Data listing
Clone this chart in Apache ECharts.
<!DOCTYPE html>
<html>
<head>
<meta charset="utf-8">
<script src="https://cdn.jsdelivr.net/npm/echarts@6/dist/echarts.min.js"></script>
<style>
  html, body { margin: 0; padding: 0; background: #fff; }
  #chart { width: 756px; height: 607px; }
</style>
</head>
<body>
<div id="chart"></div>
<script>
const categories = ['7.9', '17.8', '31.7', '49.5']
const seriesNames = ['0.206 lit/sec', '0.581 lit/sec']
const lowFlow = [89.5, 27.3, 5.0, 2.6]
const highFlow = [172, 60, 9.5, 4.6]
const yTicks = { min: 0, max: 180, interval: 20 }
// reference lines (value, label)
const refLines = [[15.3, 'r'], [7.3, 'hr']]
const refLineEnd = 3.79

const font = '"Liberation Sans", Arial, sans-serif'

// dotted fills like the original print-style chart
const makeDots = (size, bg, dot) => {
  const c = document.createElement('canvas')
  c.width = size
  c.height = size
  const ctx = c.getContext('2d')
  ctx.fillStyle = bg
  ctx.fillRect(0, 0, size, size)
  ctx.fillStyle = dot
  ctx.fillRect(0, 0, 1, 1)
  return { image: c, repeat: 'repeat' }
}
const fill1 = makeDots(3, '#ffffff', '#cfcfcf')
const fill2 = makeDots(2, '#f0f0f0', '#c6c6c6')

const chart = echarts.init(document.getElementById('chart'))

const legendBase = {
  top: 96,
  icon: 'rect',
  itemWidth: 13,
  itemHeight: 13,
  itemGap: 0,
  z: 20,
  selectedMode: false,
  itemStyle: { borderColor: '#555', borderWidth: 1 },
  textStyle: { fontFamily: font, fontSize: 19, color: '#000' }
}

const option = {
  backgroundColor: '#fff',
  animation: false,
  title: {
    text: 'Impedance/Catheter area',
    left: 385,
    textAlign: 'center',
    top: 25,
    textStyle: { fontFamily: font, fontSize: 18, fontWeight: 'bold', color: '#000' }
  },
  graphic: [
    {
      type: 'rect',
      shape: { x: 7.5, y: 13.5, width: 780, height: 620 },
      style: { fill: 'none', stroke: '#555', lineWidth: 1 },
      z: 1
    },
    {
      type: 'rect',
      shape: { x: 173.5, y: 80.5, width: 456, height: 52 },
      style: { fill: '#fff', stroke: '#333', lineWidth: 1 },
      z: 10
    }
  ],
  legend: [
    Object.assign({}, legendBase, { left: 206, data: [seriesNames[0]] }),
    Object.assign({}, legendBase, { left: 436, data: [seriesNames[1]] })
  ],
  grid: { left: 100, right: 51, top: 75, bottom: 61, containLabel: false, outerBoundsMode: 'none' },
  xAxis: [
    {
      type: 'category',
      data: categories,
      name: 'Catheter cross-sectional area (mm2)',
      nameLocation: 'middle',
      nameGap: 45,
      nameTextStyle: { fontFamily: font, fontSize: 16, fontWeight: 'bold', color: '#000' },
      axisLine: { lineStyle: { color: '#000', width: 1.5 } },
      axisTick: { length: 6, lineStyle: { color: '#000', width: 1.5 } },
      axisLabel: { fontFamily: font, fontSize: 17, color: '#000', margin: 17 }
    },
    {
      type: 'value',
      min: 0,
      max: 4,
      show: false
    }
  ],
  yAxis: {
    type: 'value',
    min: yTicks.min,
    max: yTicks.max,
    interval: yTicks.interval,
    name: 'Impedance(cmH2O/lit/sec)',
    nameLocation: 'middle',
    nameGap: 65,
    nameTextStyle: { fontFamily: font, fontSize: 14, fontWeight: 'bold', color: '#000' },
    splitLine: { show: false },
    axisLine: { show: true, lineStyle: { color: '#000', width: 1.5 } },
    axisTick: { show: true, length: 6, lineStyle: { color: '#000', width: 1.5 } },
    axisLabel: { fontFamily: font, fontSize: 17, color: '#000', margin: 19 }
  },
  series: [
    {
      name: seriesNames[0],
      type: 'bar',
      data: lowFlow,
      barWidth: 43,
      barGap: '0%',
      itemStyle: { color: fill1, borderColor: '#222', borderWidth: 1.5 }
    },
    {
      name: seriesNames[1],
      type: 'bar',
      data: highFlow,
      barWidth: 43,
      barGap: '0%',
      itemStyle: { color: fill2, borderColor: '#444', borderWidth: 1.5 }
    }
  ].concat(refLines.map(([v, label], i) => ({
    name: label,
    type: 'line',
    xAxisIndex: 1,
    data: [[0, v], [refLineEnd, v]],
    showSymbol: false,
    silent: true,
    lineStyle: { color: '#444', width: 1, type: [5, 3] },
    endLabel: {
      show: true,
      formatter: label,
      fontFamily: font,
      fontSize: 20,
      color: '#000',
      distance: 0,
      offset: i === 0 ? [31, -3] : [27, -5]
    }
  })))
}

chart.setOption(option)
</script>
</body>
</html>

---

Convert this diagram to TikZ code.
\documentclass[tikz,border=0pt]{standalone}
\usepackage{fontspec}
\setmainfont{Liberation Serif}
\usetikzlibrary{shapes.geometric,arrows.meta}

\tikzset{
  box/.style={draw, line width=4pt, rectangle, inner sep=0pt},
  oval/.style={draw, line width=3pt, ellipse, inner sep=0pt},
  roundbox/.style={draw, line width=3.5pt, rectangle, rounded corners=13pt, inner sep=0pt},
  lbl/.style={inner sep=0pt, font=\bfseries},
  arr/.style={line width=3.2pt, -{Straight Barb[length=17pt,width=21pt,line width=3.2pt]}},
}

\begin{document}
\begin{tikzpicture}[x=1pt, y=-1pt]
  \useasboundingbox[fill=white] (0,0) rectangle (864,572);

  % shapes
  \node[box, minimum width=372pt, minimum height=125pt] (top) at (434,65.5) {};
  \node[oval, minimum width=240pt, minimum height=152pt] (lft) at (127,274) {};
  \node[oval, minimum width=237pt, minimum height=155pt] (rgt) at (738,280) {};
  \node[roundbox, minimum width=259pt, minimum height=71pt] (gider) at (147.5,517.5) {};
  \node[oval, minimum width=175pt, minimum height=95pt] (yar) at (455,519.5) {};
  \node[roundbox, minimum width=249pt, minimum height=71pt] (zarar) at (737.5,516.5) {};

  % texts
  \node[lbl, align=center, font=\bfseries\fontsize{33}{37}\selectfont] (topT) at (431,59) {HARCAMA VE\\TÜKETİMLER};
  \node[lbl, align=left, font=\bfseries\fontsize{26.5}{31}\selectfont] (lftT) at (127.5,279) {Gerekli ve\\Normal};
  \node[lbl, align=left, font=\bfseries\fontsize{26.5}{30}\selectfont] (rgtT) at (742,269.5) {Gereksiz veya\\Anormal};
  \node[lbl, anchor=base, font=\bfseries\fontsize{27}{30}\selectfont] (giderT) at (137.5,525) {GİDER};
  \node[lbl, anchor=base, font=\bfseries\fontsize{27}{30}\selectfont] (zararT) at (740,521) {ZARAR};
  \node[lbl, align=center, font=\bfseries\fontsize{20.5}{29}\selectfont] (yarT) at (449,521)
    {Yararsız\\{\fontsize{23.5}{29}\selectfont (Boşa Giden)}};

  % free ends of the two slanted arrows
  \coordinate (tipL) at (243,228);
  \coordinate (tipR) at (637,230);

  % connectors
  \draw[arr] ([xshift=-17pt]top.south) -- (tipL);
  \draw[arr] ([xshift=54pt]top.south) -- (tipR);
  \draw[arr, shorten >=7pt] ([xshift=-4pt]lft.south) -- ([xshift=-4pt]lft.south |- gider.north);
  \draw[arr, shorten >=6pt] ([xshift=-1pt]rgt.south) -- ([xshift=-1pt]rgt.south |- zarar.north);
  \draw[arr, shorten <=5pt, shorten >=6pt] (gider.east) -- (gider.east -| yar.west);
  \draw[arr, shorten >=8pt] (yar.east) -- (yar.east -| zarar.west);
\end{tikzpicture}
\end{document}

TASK PROMPT —
Count every line above that holds the word "this", and state the number and nothing more.

EXPECTED OUTPUT —
2